MANILA, Philippines — Maria Susana Espinoza wanted only two children. But it was not until after the birth of her fourth child in six years that she learned any details about birth control.

“I knew it existed, but I didn’t know how it works,” said Ms. Espinoza, who lives with her husband and children in a squatter’s hut in a vast, stinking garbage dump by Manila Bay.

She and her family belong to the fastest-growing segment of the Philippine population: very poor people with large families. There are many reasons why this country is poor, including feudal patterns of land ownership and corrupt government. But there is a compelling link between family size and poverty. It increases in lock step with the number of children, as nutrition, health, education, and job prospects all decline, government statistics and studies show.

Birth and poverty rates here are among the highest in Asia. And the Philippines, where four out of five of the country’s 91 million people are Roman Catholic, also stands out in Asia for its government’s rejection of modern contraception as part of family planning.

Acceding to Catholic doctrine, the government for the past five years has supported only what it calls “natural” family planning. No national government funds can be used to buy contraceptives for the poor, although anyone who can afford them is permitted to buy them. Local governments can also buy and distribute contraceptives, but many lack the money.

Distribution of donated contraceptives in the government’s nationwide network of clinics ends this year, as does a contraception commodities program paid for by the U.S. Agency for International Development. For years it has supplied most of the condoms, pills, and intrauterine devices used by poor Filipinos.

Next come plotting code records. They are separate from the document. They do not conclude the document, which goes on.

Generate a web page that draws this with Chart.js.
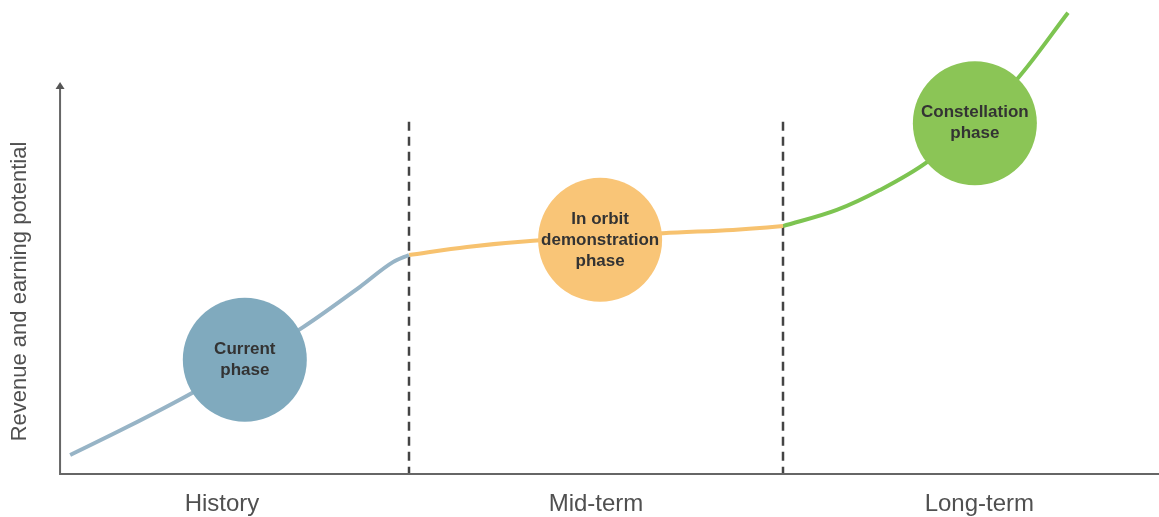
<!DOCTYPE html>
<html>
<head>
<meta charset="utf-8">
<script src="https://cdn.jsdelivr.net/npm/chart.js@4"></script>
<style>
  html, body { margin: 0; padding: 0; background: #fff; }
  #wrap { width: 1159px; height: 517px; position: relative; }
</style>
</head>
<body>
<div id="wrap"><canvas id="myChart"></canvas></div>
<script>
var ctx = document.getElementById("myChart").getContext('2d');

// phases along the time axis (x = 0..3, one unit per phase)
const phaseLabels = ["History", "Mid-term", "Long-term"];
const phaseBounds = [1, 2];           // dashed separators
const axisX = 0.067;                  // where the y axis sits

// growth curve, one piece per phase
const historyX = [0.094, 0.246, 0.420, 0.561, 0.717, 0.869, 0.957, 1.0];
const historyY = [4.0, 9.9, 17.1, 23.6, 31.0, 39.5, 44.7, 46.2];
const midX = [1.0, 1.155, 1.332, 1.511, 1.679, 1.866, 1.957, 2.0];
const midY = [46.2, 47.9, 49.2, 49.9, 50.8, 51.5, 52.0, 52.3];
const longX = [2.0, 2.144, 2.259, 2.385, 2.513, 2.628, 2.762];
const longY = [52.3, 55.7, 59.9, 65.8, 74.5, 83.5, 97.3];

// phase bubbles
const bubbleNames = [["Current", "phase"], ["In orbit", "demonstration", "phase"], ["Constellation", "phase"]];
const bubbleX = [0.561, 1.511, 2.513];
const bubbleY = [24.1, 49.4, 74.0];
const bubbleR = [62, 62, 62];

const lineColors = ['#97b4c6', '#f7c26f', '#7dc451'];
const bubbleColors = ['#80aabe', '#f9c577', '#8bc556'];

function pts(xs, ys) {
  return xs.map((x, i) => ({ x: x, y: ys[i] }));
}

const bubbles = bubbleX.map((x, i) => ({
  type: 'bubble',
  label: bubbleNames[i].join(' '),
  data: [{ x: x, y: bubbleY[i], r: bubbleR[i] }],
  backgroundColor: bubbleColors[i],
  borderWidth: 0,
  hoverRadius: 0,
  clip: false
}));

const curves = [[historyX, historyY], [midX, midY], [longX, longY]].map((c, i) => ({
  type: 'line',
  label: phaseLabels[i],
  data: pts(c[0], c[1]),
  borderColor: lineColors[i],
  borderWidth: 4,
  pointRadius: 0,
  fill: false,
  cubicInterpolationMode: 'monotone',
  clip: false
}));

// axes, arrow, dashed separators and all the text
const decor = {
  id: 'decor',
  beforeDatasetsDraw(chart) {
    const c = chart.ctx, xs = chart.scales.x, ys = chart.scales.y;
    const x0 = xs.getPixelForValue(axisX), y0 = ys.getPixelForValue(0);
    c.save();
    // dashed phase separators
    c.strokeStyle = '#444';
    c.lineWidth = 2.5;
    c.setLineDash([9, 6]);
    phaseBounds.forEach(b => {
      const px = Math.round(xs.getPixelForValue(b));
      c.beginPath();
      c.moveTo(px, ys.getPixelForValue(74.3));
      c.lineTo(px, y0);
      c.stroke();
    });
    c.setLineDash([]);
    // axes
    c.strokeStyle = '#666';
    c.lineWidth = 2;
    c.beginPath();
    c.moveTo(x0, ys.getPixelForValue(82));
    c.lineTo(x0, y0);
    c.lineTo(chart.width, y0);
    c.stroke();
    // arrow head on the y axis
    const top = ys.getPixelForValue(82.3);
    c.fillStyle = '#555';
    c.beginPath();
    c.moveTo(x0, top - 2);
    c.lineTo(x0 - 4.5, top + 5);
    c.lineTo(x0 + 4.5, top + 5);
    c.closePath();
    c.fill();
    // phase names under the axis
    c.fillStyle = '#505050';
    c.font = '24px "Liberation Sans", Arial, sans-serif';
    c.textAlign = 'center';
    c.textBaseline = 'middle';
    phaseLabels.forEach((t, i) => {
      const off = i === 2 ? 0.025 : 0;
      c.fillText(t, xs.getPixelForValue(i + 0.5 + off), y0 + 30);
    });
    // y axis title
    c.font = '22px "Liberation Sans", Arial, sans-serif';
    c.translate(20, ys.getPixelForValue(38.5));
    c.rotate(-Math.PI / 2);
    c.fillText('Revenue and earning potential', 0, 0);
    c.restore();
  },
  afterDatasetsDraw(chart) {
    const c = chart.ctx;
    c.save();
    c.fillStyle = '#333';
    c.font = 'bold 17px "Liberation Sans", Arial, sans-serif';
    c.textAlign = 'center';
    c.textBaseline = 'middle';
    bubbles.forEach((d, i) => {
      const el = chart.getDatasetMeta(i).data[0];
      const lines = bubbleNames[i];
      const lh = 21;
      lines.forEach((t, j) => {
        c.fillText(t, el.x, el.y + (j - (lines.length - 1) / 2) * lh);
      });
    });
    c.restore();
  }
};

const config = {
  type: 'line',
  data: { datasets: bubbles.concat(curves) },
  options: {
    responsive: true,
    maintainAspectRatio: false,
    animation: false,
    events: [],
    layout: { autoPadding: false, padding: { left: 35, right: 2, top: 0, bottom: 43 } },
    plugins: { legend: { display: false }, tooltip: { enabled: false } },
    scales: {
      x: { type: 'linear', min: 0, max: 3, display: false },
      y: { type: 'linear', min: 0, max: 100, display: false }
    }
  },
  plugins: [decor]
};

var myChart = new Chart(ctx, config);
</script>
</body>
</html>
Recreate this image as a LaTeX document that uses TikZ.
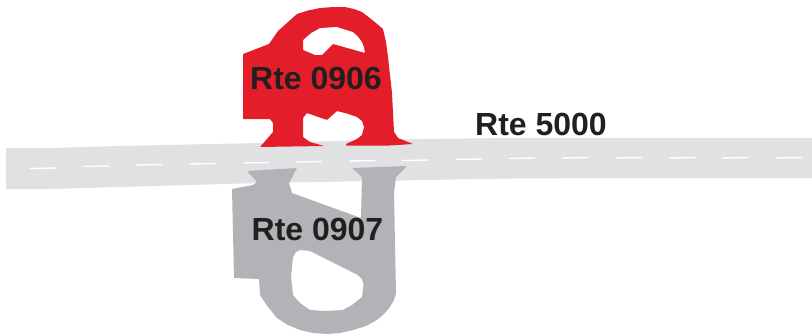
\documentclass[tikz,border=0pt]{standalone}
\usepackage{fontspec}
\setmainfont{Liberation Sans}
\definecolor{roadc}{HTML}{E0E1E3}
\definecolor{rampg}{HTML}{B1B3B6}
\definecolor{rampr}{HTML}{E31E2A}
\definecolor{ink}{HTML}{231F20}
\tikzset{
  lab/.style={font=\fontsize{32}{34}\selectfont\bfseries,text=ink,inner sep=0pt},
  road/.style={fill=roadc,draw=none},
  ramp/.style={draw=none,even odd rule,rounded corners=0.7pt},
  dashline/.style={draw=white,line width=1.4pt},
}
\begin{document}
\begin{tikzpicture}[x=1pt,y=-1pt]
\useasboundingbox (0,0) rectangle (812,335);
% main road
\fill[road] (6,148) -- (50,148) -- (120,146) -- (260,143) -- (420,139) -- (512,138) -- (812,138)
  -- (812,178) -- (610,178) -- (512,178.5) -- (260,183) -- (50,189) -- (6,189) -- cycle;
\foreach \x/\y in {30/168.5,83/166.5,136/165,189/164,243/163,296/162,349/161,402/160.5,
  456/159.5,509/158.5,562/158,616/158,669/158,722/158,776/158} {
  \draw[dashline] (\x,\y) -- (\x+26.5,\y-0.5);
}
% ramp 0906
\fill[ramp,rampr] (260,147) -- (273,132) -- (273,123) -- (270,119) -- (243,119) -- (243,54)
  -- (269,44) -- (278,31) -- (297,14) -- (308,10.5) -- (320,8) -- (333,7) -- (345,7) -- (354,9) -- (362,12)
  -- (373,20.5) -- (383,29) -- (386,42) -- (388,57) -- (392,93) -- (394,132) -- (398,138) -- (413,144)
  -- (390,145.5) -- (346,145.5) -- (346,144) -- (357,139) -- (362,135) -- (364,127) -- (362,121) -- (357,117)
  -- (347,113.5) -- (337,111) -- (327,120) -- (307,113) -- (303,118) -- (303,137) -- (310,142) -- (324,146) -- cycle
  (303,40) -- (311,33) -- (320,28) -- (337,27) -- (353,32) -- (358,36.5) -- (362,42) -- (364,47) -- (365,53) -- (333,44)
  -- (322,55) -- (315,55) -- (303,50) -- cycle;
% ramp 0907
\fill[ramp,rampg] (247,171) -- (297,168) -- (289,183) -- (292,193) -- (361,218) -- (362,177)
  -- (352,168) -- (407,166) -- (396,177) -- (394,193) -- (396,293) -- (394,300) -- (390,307) -- (384,314)
  -- (377,320) -- (366,326) -- (353,330) -- (340,333) -- (327,334) -- (313,333) -- (300,330) -- (288,325)
  -- (277,318) -- (268,307) -- (260,295) -- (259,279) -- (234,278)
  -- (232,189) -- (253,185) -- (257,182) -- cycle
  (293,257) -- (296,252) -- (300,250) -- (310,251) -- (358,275) -- (362,279) -- (363.5,285) -- (362,297)
  -- (352,305) -- (343,310) -- (325,311) -- (310,310) -- (300,303) -- (293,295) -- (291,277) -- cycle;
% labels
\node[lab] (rte0906) at (316,78) {Rte 0906};
\node[lab] (rte0907) at (317.5,229) {Rte 0907};
\node[lab] (rte5000) at (541,124) {Rte 5000};
\end{tikzpicture}
\end{document}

“Family planning helps reduce poverty,” President Arroyo said in a 2003 speech that detailed her approach to birth control. But she said then and has since insisted that the government would support only family planning methods acceptable to the Catholic Church. Ms. Arroyo, 61 and a grandmother with three grown children, said in 2003 that when she was a young mother, she took birth control pills. She said that she later confessed to a priest.

At the Manila garbage dump, Ms. Espinoza said she has been lucky. A nongovernmental organization with health workers who regularly visit the dump told her that an intrauterine device could prevent her from having another baby. She plans to visit a clinic this month to get an IUD.

The organization that is helping Ms. Espinoza agreed to introduce this reporter to her on condition that it not be named. The group’s health workers said they fear retaliation and harassment from officials in the national and city government, as well as from the Catholic Church.